Aim
Print the listing as it stands, omitting all images.

Information supplied
* BEGIN *
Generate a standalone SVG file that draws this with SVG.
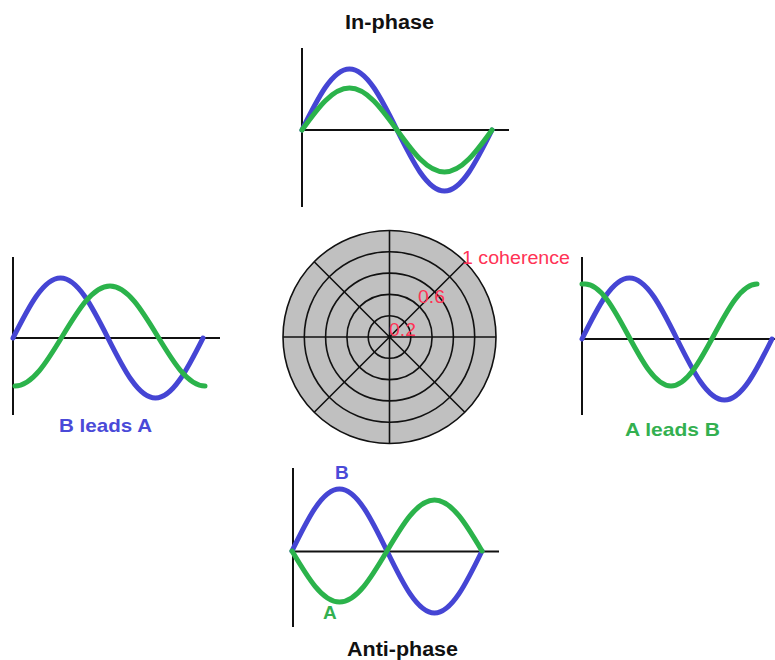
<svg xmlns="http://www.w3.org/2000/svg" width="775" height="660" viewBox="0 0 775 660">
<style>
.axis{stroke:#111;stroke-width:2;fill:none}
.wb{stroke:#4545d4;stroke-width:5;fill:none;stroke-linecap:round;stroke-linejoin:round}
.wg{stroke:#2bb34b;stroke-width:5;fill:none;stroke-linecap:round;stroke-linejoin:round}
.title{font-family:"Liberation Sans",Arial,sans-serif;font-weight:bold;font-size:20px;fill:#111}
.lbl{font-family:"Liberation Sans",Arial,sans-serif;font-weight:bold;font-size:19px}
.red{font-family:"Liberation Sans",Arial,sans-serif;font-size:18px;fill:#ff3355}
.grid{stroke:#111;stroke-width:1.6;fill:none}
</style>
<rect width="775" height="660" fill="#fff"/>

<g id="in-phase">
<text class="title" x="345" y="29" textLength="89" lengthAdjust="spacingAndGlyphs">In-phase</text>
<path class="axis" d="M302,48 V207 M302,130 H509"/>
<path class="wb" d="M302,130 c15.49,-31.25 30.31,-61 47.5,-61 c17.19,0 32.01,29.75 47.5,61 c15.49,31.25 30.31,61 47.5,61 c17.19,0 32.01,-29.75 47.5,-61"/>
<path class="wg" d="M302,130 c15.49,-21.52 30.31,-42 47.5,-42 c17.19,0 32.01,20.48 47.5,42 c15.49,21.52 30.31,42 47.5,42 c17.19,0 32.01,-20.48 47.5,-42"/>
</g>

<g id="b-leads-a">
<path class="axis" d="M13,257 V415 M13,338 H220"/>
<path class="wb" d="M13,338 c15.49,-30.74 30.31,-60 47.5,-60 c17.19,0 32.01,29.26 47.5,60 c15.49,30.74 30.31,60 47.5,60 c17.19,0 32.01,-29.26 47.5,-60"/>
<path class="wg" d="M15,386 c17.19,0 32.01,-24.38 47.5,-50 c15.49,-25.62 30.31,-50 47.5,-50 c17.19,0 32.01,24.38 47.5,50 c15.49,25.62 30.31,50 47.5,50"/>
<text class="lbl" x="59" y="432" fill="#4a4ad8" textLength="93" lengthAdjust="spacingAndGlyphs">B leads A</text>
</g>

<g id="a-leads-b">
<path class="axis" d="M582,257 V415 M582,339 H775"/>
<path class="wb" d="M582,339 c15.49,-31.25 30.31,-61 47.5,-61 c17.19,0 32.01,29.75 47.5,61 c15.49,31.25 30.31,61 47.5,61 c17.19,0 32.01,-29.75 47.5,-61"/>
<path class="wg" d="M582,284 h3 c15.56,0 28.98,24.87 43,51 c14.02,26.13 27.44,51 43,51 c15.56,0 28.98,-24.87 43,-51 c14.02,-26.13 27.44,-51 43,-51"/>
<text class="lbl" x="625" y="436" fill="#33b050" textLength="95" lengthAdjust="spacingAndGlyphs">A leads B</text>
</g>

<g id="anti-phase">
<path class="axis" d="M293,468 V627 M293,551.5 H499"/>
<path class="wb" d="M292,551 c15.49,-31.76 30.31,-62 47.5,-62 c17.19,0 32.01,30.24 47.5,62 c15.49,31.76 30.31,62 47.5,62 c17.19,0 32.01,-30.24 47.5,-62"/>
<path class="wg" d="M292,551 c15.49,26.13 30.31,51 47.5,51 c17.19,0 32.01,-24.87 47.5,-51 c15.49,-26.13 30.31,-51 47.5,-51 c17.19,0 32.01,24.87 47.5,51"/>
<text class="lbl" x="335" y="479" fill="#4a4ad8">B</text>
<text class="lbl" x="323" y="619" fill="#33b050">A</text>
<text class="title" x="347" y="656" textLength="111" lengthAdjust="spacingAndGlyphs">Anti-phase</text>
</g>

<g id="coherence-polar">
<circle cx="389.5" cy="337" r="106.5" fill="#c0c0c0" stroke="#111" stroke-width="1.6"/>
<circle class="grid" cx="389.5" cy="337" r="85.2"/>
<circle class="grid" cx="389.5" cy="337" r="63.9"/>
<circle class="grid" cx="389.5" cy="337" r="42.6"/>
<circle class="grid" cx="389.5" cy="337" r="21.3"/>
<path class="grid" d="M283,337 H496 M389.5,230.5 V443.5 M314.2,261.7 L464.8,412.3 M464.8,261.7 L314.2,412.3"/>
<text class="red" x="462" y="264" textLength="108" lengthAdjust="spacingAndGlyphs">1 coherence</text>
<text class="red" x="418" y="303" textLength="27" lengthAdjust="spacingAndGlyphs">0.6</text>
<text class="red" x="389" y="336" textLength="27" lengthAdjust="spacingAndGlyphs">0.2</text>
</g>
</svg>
* END *
Correct answer
Generate a standalone SVG file that draws this with SVG.
<svg xmlns="http://www.w3.org/2000/svg" width="775" height="660" viewBox="0 0 775 660">
<style>
.axis{stroke:#111;stroke-width:2;fill:none}
.wb{stroke:#4545d4;stroke-width:5;fill:none;stroke-linecap:round;stroke-linejoin:round}
.wg{stroke:#2bb34b;stroke-width:5;fill:none;stroke-linecap:round;stroke-linejoin:round}
.title{font-family:"Liberation Sans",Arial,sans-serif;font-weight:bold;font-size:20px;fill:#111}
.lbl{font-family:"Liberation Sans",Arial,sans-serif;font-weight:bold;font-size:19px}
.red{font-family:"Liberation Sans",Arial,sans-serif;font-size:18px;fill:#ff3355}
.grid{stroke:#111;stroke-width:1.6;fill:none}
</style>
<rect width="775" height="660" fill="#fff"/>

<g id="in-phase">
<text class="title" x="345" y="29" textLength="89" lengthAdjust="spacingAndGlyphs">In-phase</text>
<path class="axis" d="M302,48 V207 M302,130 H509"/>
<path class="wb" d="M302,130 c15.49,-31.25 30.31,-61 47.5,-61 c17.19,0 32.01,29.75 47.5,61 c15.49,31.25 30.31,61 47.5,61 c17.19,0 32.01,-29.75 47.5,-61"/>
<path class="wg" d="M302,130 c15.49,-21.52 30.31,-42 47.5,-42 c17.19,0 32.01,20.48 47.5,42 c15.49,21.52 30.31,42 47.5,42 c17.19,0 32.01,-20.48 47.5,-42"/>
</g>

<g id="b-leads-a">
<path class="axis" d="M13,257 V415 M13,338 H220"/>
<path class="wb" d="M13,338 c15.49,-30.74 30.31,-60 47.5,-60 c17.19,0 32.01,29.26 47.5,60 c15.49,30.74 30.31,60 47.5,60 c17.19,0 32.01,-29.26 47.5,-60"/>
<path class="wg" d="M15,386 c17.19,0 32.01,-24.38 47.5,-50 c15.49,-25.62 30.31,-50 47.5,-50 c17.19,0 32.01,24.38 47.5,50 c15.49,25.62 30.31,50 47.5,50"/>
<text class="lbl" x="59" y="432" fill="#4a4ad8" textLength="93" lengthAdjust="spacingAndGlyphs">B leads A</text>
</g>

<g id="a-leads-b">
<path class="axis" d="M582,257 V415 M582,339 H775"/>
<path class="wb" d="M582,339 c15.49,-31.25 30.31,-61 47.5,-61 c17.19,0 32.01,29.75 47.5,61 c15.49,31.25 30.31,61 47.5,61 c17.19,0 32.01,-29.75 47.5,-61"/>
<path class="wg" d="M582,284 h3 c15.56,0 28.98,24.87 43,51 c14.02,26.13 27.44,51 43,51 c15.56,0 28.98,-24.87 43,-51 c14.02,-26.13 27.44,-51 43,-51"/>
<text class="lbl" x="625" y="436" fill="#33b050" textLength="95" lengthAdjust="spacingAndGlyphs">A leads B</text>
</g>

<g id="anti-phase">
<path class="axis" d="M293,468 V627 M293,551.5 H499"/>
<path class="wb" d="M292,551 c15.49,-31.76 30.31,-62 47.5,-62 c17.19,0 32.01,30.24 47.5,62 c15.49,31.76 30.31,62 47.5,62 c17.19,0 32.01,-30.24 47.5,-62"/>
<path class="wg" d="M292,551 c15.49,26.13 30.31,51 47.5,51 c17.19,0 32.01,-24.87 47.5,-51 c15.49,-26.13 30.31,-51 47.5,-51 c17.19,0 32.01,24.87 47.5,51"/>
<text class="lbl" x="335" y="479" fill="#4a4ad8">B</text>
<text class="lbl" x="323" y="619" fill="#33b050">A</text>
<text class="title" x="347" y="656" textLength="111" lengthAdjust="spacingAndGlyphs">Anti-phase</text>
</g>

<g id="coherence-polar">
<circle cx="389.5" cy="337" r="106.5" fill="#c0c0c0" stroke="#111" stroke-width="1.6"/>
<circle class="grid" cx="389.5" cy="337" r="85.2"/>
<circle class="grid" cx="389.5" cy="337" r="63.9"/>
<circle class="grid" cx="389.5" cy="337" r="42.6"/>
<circle class="grid" cx="389.5" cy="337" r="21.3"/>
<path class="grid" d="M283,337 H496 M389.5,230.5 V443.5 M314.2,261.7 L464.8,412.3 M464.8,261.7 L314.2,412.3"/>
<text class="red" x="462" y="264" textLength="108" lengthAdjust="spacingAndGlyphs">1 coherence</text>
<text class="red" x="418" y="303" textLength="27" lengthAdjust="spacingAndGlyphs">0.6</text>
<text class="red" x="389" y="336" textLength="27" lengthAdjust="spacingAndGlyphs">0.2</text>
</g>
</svg>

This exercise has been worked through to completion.